**WRITTEN EXERCISE**
Leave the pictures out, and retype all of the material exactly as written.

**SOURCE DATA**

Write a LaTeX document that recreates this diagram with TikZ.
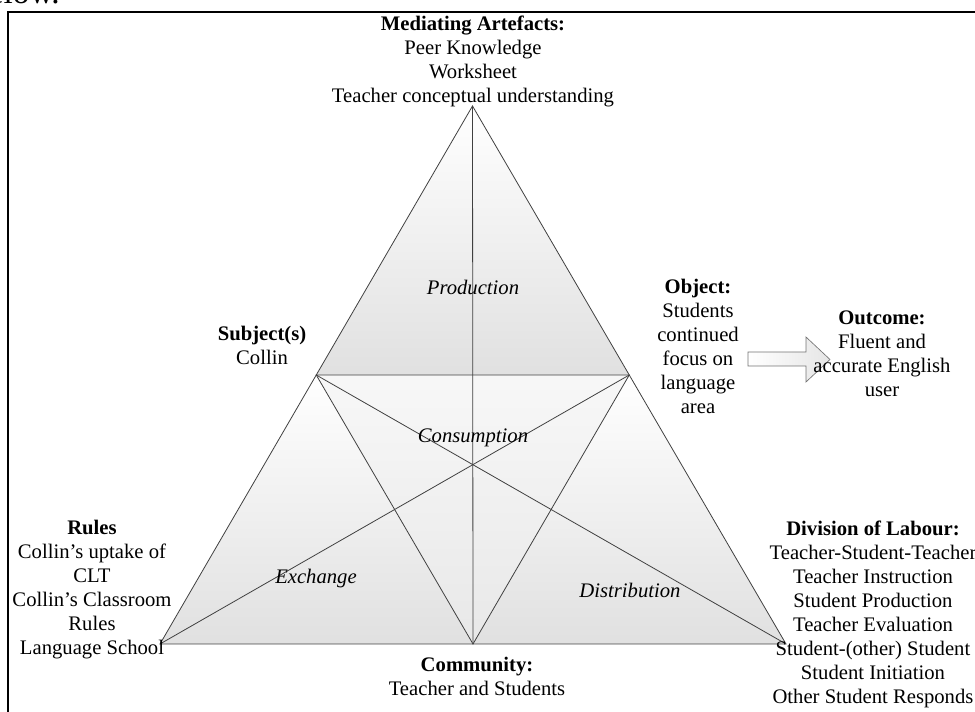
\documentclass[tikz,border=0pt]{standalone}
\usepackage{fontspec}
\setmainfont{Liberation Serif}
\begin{document}
\begin{tikzpicture}[x=0.75pt,y=-0.75pt,
  edge/.style={draw=black!75, line width=0.6pt},
  lbl/.style={font=\fontsize{15.5}{18}\selectfont, align=center, inner sep=0pt},
  ital/.style={font=\fontsize{15.5}{18}\selectfont\itshape, inner sep=0pt},
  region/.style={top color=white, bottom color=black!12},
  blockarrow/.style={left color=white, right color=black!10, draw=black!55, line width=0.5pt}]
\useasboundingbox (0,0) rectangle (975,712);
% frame
\draw[line width=1.5pt] (8,12) rectangle (1000,740);
\node[font=\fontsize{25}{28}\selectfont, inner sep=0pt, anchor=base east] (frag) at (60,3.5) {below.};
% triangle points
\coordinate (A) at (472.5,106);
\coordinate (L) at (160,644);
\coordinate (R) at (786,644);
\coordinate (S) at (316.25,375);
\coordinate (O) at (629.25,375);
\coordinate (C) at (473,644);
% shading
\shade[region] (A) -- (S) -- (O) -- cycle;
\shade[region] (S) -- (L) -- (C) -- cycle;
\shade[region] (O) -- (C) -- (R) -- cycle;
\shade[top color=black!3, bottom color=black!9] (S) -- (O) -- (C) -- cycle;
% lines
\draw[edge] (A) -- (L) -- (R) -- cycle;
\draw[edge] (S) -- (O) -- (C) -- cycle;
\draw[edge] (A) -- (C);
\draw[edge] (L) -- (O);
\draw[edge] (R) -- (S);
% arrow
\shade[blockarrow] (748,352) -- (806,352) -- (806,337) -- (830,359.5) -- (806,382) -- (806,366) -- (748,366) -- cycle;
% labels
\node[lbl] (med) at (473,61.5) {\textbf{Mediating Artefacts:}\\Peer Knowledge\\Worksheet\\Teacher conceptual understanding};
\node[lbl] (subj) at (262,345) {\textbf{Subject(s)}\\Collin};
\node[lbl] (obj) at (698,346.5) {\textbf{Object:}\\Students\\continued\\focus on\\language\\area};
\node[lbl] (out) at (882,354) {\textbf{Outcome:}\\Fluent and\\accurate English\\user};
\node[lbl] (rules) at (92,589.5) {\textbf{Rules}\\Collin’s uptake of\\CLT\\Collin’s Classroom\\Rules\\Language School};
\node[lbl] (div) at (873,614.5) {\textbf{Division of Labour:}\\Teacher-Student-Teacher\\Teacher Instruction\\Student Production\\Teacher Evaluation\\Student-(other) Student\\Student Initiation\\Other Student Responds};
\node[lbl] (comm) at (477,676.5) {\textbf{Community:}\\Teacher and Students};
\node[ital] (prod) at (473,287) {Production};
\node[ital] (cons) at (473,438) {Consumption};
\node[ital] (exch) at (316,579) {Exchange};
\node[ital] (dist) at (630,590) {Distribution};
\end{tikzpicture}
\end{document}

**FULL ANSWER**
Write a LaTeX document that recreates this diagram with TikZ.
\documentclass[tikz,border=0pt]{standalone}
\usepackage{fontspec}
\setmainfont{Liberation Serif}
\begin{document}
\begin{tikzpicture}[x=0.75pt,y=-0.75pt,
  edge/.style={draw=black!75, line width=0.6pt},
  lbl/.style={font=\fontsize{15.5}{18}\selectfont, align=center, inner sep=0pt},
  ital/.style={font=\fontsize{15.5}{18}\selectfont\itshape, inner sep=0pt},
  region/.style={top color=white, bottom color=black!12},
  blockarrow/.style={left color=white, right color=black!10, draw=black!55, line width=0.5pt}]
\useasboundingbox (0,0) rectangle (975,712);
% frame
\draw[line width=1.5pt] (8,12) rectangle (1000,740);
\node[font=\fontsize{25}{28}\selectfont, inner sep=0pt, anchor=base east] (frag) at (60,3.5) {below.};
% triangle points
\coordinate (A) at (472.5,106);
\coordinate (L) at (160,644);
\coordinate (R) at (786,644);
\coordinate (S) at (316.25,375);
\coordinate (O) at (629.25,375);
\coordinate (C) at (473,644);
% shading
\shade[region] (A) -- (S) -- (O) -- cycle;
\shade[region] (S) -- (L) -- (C) -- cycle;
\shade[region] (O) -- (C) -- (R) -- cycle;
\shade[top color=black!3, bottom color=black!9] (S) -- (O) -- (C) -- cycle;
% lines
\draw[edge] (A) -- (L) -- (R) -- cycle;
\draw[edge] (S) -- (O) -- (C) -- cycle;
\draw[edge] (A) -- (C);
\draw[edge] (L) -- (O);
\draw[edge] (R) -- (S);
% arrow
\shade[blockarrow] (748,352) -- (806,352) -- (806,337) -- (830,359.5) -- (806,382) -- (806,366) -- (748,366) -- cycle;
% labels
\node[lbl] (med) at (473,61.5) {\textbf{Mediating Artefacts:}\\Peer Knowledge\\Worksheet\\Teacher conceptual understanding};
\node[lbl] (subj) at (262,345) {\textbf{Subject(s)}\\Collin};
\node[lbl] (obj) at (698,346.5) {\textbf{Object:}\\Students\\continued\\focus on\\language\\area};
\node[lbl] (out) at (882,354) {\textbf{Outcome:}\\Fluent and\\accurate English\\user};
\node[lbl] (rules) at (92,589.5) {\textbf{Rules}\\Collin’s uptake of\\CLT\\Collin’s Classroom\\Rules\\Language School};
\node[lbl] (div) at (873,614.5) {\textbf{Division of Labour:}\\Teacher-Student-Teacher\\Teacher Instruction\\Student Production\\Teacher Evaluation\\Student-(other) Student\\Student Initiation\\Other Student Responds};
\node[lbl] (comm) at (477,676.5) {\textbf{Community:}\\Teacher and Students};
\node[ital] (prod) at (473,287) {Production};
\node[ital] (cons) at (473,438) {Consumption};
\node[ital] (exch) at (316,579) {Exchange};
\node[ital] (dist) at (630,590) {Distribution};
\end{tikzpicture}
\end{document}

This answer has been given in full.